The source of power for most electric-assisted bicycles is the product of burning coal. Therefore, electric-assisted bicycles are not necessarily more climate-friendly than petrol-assisted bicycles.
2-stoke vs 4-stroke
2-stroke motors have been responsible for air pollution in cities because they characteristically emit a high proportion of unburnt hydrocarbons. 2-stroke motors have a higher power-to-weight ratio compared with 4-stroke motors and are simpler and therefore cheaper than 4-stroke motors.
It is interesting to note that, in Australia, 2-stroke motors have never been required to meet an emission control standard, but international regulations have seen their numbers dwindle.
On the basis that 2 strokes could be used sparingly in conjunction with pedal power and regulated in such a way that they could be excluded from problem areas, then 2-stoke pollution harm could be negligible.
Furthermore, modern Direct Injection technology has seen the emergence of clean 2-stroke engines, especially in the form of 2-stroke outboard motors. Also, read Envirofit's 2-stroke retrofit article  using technology developed by Australian engine technology company Orbital . It is quite feasible that dedicated bicycle engines, both very clean and very light weight, but they are not yet readily available.
In terms of climate impact, ie burnt hydrocarbons, the 2-stroke is much the same as a 4-stroke, kilowatt for kilowatt.
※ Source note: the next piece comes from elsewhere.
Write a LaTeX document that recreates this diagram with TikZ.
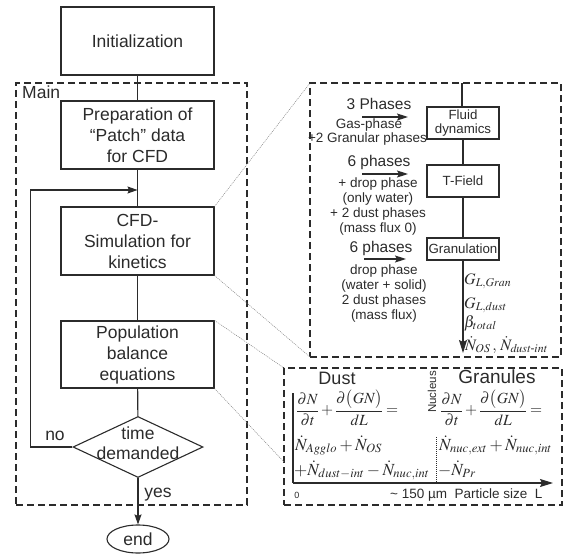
\documentclass[tikz,border=0pt]{standalone}
\usepackage{amsmath}
\usepackage{mathptmx}
\usepackage{fontspec}
\setmainfont{Liberation Sans}
\usetikzlibrary{arrows.meta,shapes.geometric,calc}
\definecolor{ink}{HTML}{2B2B2B}
\newcommand{\pdeq}{\medmuskip=2mu\relax\thickmuskip=3mu\relax\displaystyle \frac{\partial N}{\partial t}+\frac{\partial\bigl(GN\bigr)}{dL}=}
\begin{document}
\begin{tikzpicture}[x=1pt,y=-1pt,
  every node/.style={text=ink},
  box/.style={draw=ink, line width=1.1pt, minimum width=153pt, minimum height=68pt, align=center, inner sep=0pt, font=\fontsize{17.5}{21}\selectfont},
  sbox/.style={draw=ink, line width=1.1pt, minimum width=72pt, align=center, inner sep=0pt, font=\fontsize{13.3}{14.5}\selectfont},
  frame/.style={draw=ink, line width=1.4pt, dash pattern=on 7pt off 4pt, outer sep=0pt, inner sep=0pt},
  conn/.style={draw=ink, line width=1.1pt},
  tip/.style={-{Stealth[length=10pt,width=7pt,inset=1.5pt]}},
  zoomline/.style={draw=gray, line width=0.5pt, dash pattern=on 1pt off 1pt},
  lbl/.style={font=\fontsize{17.5}{20}\selectfont, inner sep=0pt},
  ph/.style={font=\fontsize{15.5}{17}\selectfont, inner sep=0pt},
  sm/.style={font=\fontsize{13.5}{15}\selectfont, inner sep=0pt, align=center},
  mth/.style={font=\fontsize{17}{20}\selectfont, inner sep=0pt},
  fracm/.style={font=\fontsize{15.5}{18}\selectfont, inner sep=0pt},
  mths/.style={font=\fontsize{16}{19}\selectfont, inner sep=0pt}
]
\useasboundingbox (0,0) rectangle (563,554);

% frames
\node[frame, minimum width=231pt, minimum height=422pt] (main) at (131.5,294) {};
\node[frame, minimum width=251pt, minimum height=274pt] (upper) at (435.5,220) {};
\node[frame, minimum width=278pt, minimum height=137pt] (lower) at (423,436.5) {};
\node[lbl, anchor=west] (mainlbl) at (22,92) {Main};

% left flow
\node[box] (init) at (137.5,41) {Initialization};
\node[box] (prep) at (137.5,135) {Preparation of\\``Patch'' data\\for CFD};
\node[box] (cfd) at (137.5,241) {CFD-\\Simulation for\\kinetics};
\node[box, minimum height=67pt] (pop) at (137.5,354.5) {Population\\balance\\equations};
\node[diamond, draw=ink, line width=1.1pt, minimum width=130pt, minimum height=61pt, inner sep=0pt] (dec) at (138,447) {};
\node[lbl, align=center] (dectxt) at (138,443) {time\\demanded};
\node[ellipse, draw=ink, line width=1.1pt, minimum width=62pt, minimum height=28pt, inner sep=0pt, font=\fontsize{17.5}{20}\selectfont] (end) at (138,539) {end};
\coordinate (loopin) at (137.5,190);

\draw[conn] (init) -- (prep);
\draw[conn] (prep) -- (cfd);
\draw[conn] (cfd) -- (pop);
\draw[conn] (pop) -- (dec);
\draw[conn, tip] (dec.west) -- ++(-42,0) |- (loopin);
\draw[conn, tip] (dec.south) -- (end.north);
\node[lbl] (no) at (55,436) {no};
\node[lbl] (yes) at (158,495) {yes};

% zoom lines
\coordinate (lowA) at (284,462);
\draw[zoomline] (cfd.north east) -- (upper.north west);
\draw[zoomline] (cfd.south east) -- (upper.south west);
\draw[zoomline] (pop.north east) -- (lower.north west);
\draw[zoomline] (pop.south east) -- (lowA);

% upper right detail
\coordinate (utop) at (462,83);
\node[sbox, minimum height=32pt] (fluid) at (463,123) {Fluid\\dynamics};
\node[sbox, minimum height=32pt] (tf) at (463,181) {T-Field};
\node[sbox, minimum height=22pt] (gran) at (463,249) {Granulation};
\coordinate (gout) at (463,353);
\draw[conn] (utop) -- (utop |- fluid.north);
\draw[conn] (fluid) -- (tf);
\draw[conn] (tf) -- (gran);
\draw[conn, -{Stealth[length=13pt,width=8pt,inset=2pt]}] (gran.south) -- (gout);

\node[ph] (p3) at (379,104) {3 Phases};
\coordinate (a1s) at (362,117); \coordinate (a1e) at (408,117);
\draw[conn, -{Stealth[length=11pt,width=7pt,inset=2pt]}] (a1s) -- (a1e);
\node[sm] (gp) at (369,125) {Gas-phase};
\node[sm] (gr) at (367.5,139) {+2 Granular phases};

\node[ph] (p6a) at (379,162) {6 phases};
\coordinate (a2s) at (362,174); \coordinate (a2e) at (408,174);
\draw[conn, -{Stealth[length=11pt,width=7pt,inset=2pt]}] (a2s) -- (a2e);
\node[sm] (t1) at (378,184) {+ drop phase};
\node[sm] (t2) at (378,199) {(only water)};
\node[sm] (t3) at (378,214) {+ 2 dust phases};
\node[sm] (t4) at (378,229) {(mass flux 0)};

\node[ph] (p6b) at (381,248) {6 phases};
\coordinate (a3s) at (364,259); \coordinate (a3e) at (406,259);
\draw[conn, -{Stealth[length=11pt,width=7pt,inset=2pt]}] (a3s) -- (a3e);
\node[sm] (u1) at (384,271) {drop phase};
\node[sm] (u2) at (384,286) {(water + solid)};
\node[sm] (u3) at (384,301) {2 dust phases};
\node[sm] (u4) at (384,316) {(mass flux)};

\node[mths, anchor=base west] (g1) at (464,284) {$G_{L,Gran}$};
\node[mths, anchor=base west] (g2) at (464,308) {$G_{L,dust}$};
\node[mths, anchor=base west] (g3) at (464,327) {$\beta_{total}$};
\node[mths, anchor=base west] (g4) at (465,350) {$\dot N_{OS}\,,\,\dot N_{\mathit{dust}\text{-}\mathit{int}}$};

% lower right detail
\node[lbl, font=\fontsize{18}{20}\selectfont] (dust) at (337,378) {Dust};
\node[lbl, font=\fontsize{19}{20}\selectfont] (granules) at (497,377) {Granules};
\node[inner sep=0pt, rotate=90, font=\fontsize{11.5}{12}\selectfont] (nucleus) at (432,392) {Nucleus};
\coordinate (org) at (293,483);
\coordinate (ytop) at (293,393);
\coordinate (xend) at (553,483);
\draw[conn] (ytop) -- (org);
\draw[conn, -{Stealth[length=13pt,width=8pt,inset=2pt]}] (org) -- (xend);
\coordinate (dtop) at (436,437);
\draw[ink, line width=0.6pt, dash pattern=on 1pt off 1pt] (dtop) -- (dtop |- org);
\node[inner sep=0pt, font=\fontsize{9}{10}\selectfont] (zero) at (297,495) {0};
\node[inner sep=0pt, anchor=west, font=\fontsize{13.5}{15}\selectfont] (psize) at (390,495) {\textasciitilde\ 150 µm\ \ Particle size\ \ L};

\node[fracm, anchor=west] (e1) at (296,408) {$\pdeq$};
\node[mth, anchor=base west] (e2) at (295,450) {$\dot N_{Agglo}+\dot N_{OS}$};
\node[mth, anchor=base west] (e3) at (294,475) {$+\dot N_{dust-int}-\dot N_{nuc,int}$};
\node[fracm, anchor=west] (f1) at (440,408) {$\pdeq$};
\node[mth, anchor=base west] (f2) at (439,450) {$\dot N_{nuc,ext}+\dot N_{nuc,int}$};
\node[mth, anchor=base west] (f3) at (438,475) {$-\dot N_{Pr}$};
\end{tikzpicture}
\end{document}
But the humble 2-stroke has a distinct advantage, it is a lighter weight. A 4-stroke engine of equivalent power is about twice the weight of its 2-stroke equivalent. If the lighter weight means that its use can actually be reduced, then the overall carbon footprint could be much lower, in terms of greenhouse gas emissions per kilometre.
The energy density of gasoline is about 47 megajoules per kilogram. The energy density of lithium-ion batteries is about 0.54 - 0.72 megajoules per kilogram, lets say about 0.6 megajoules per kilogram for an older battery. Even if a dirty 2-stroke is only yielding 30 megajoules per kilogram, then energy per kilogram is still 50 times that of the battery. 0.5 litres of gasoline equates to more than 25 kilograms of battery.
You can manhandle 25 kilograms of bicycle, but you can't manhandle 50 kilograms of bicycle. You can lift a 25 kilogram bicycle fitted with a 2-stroke motor onto a vertical bicycle storage rack, but not a 50 kg bike unless you are an Olympic weightlifter. E-bikes tend to be underpowered and are best suited to short haul commuters. In anything else they are power-deficient.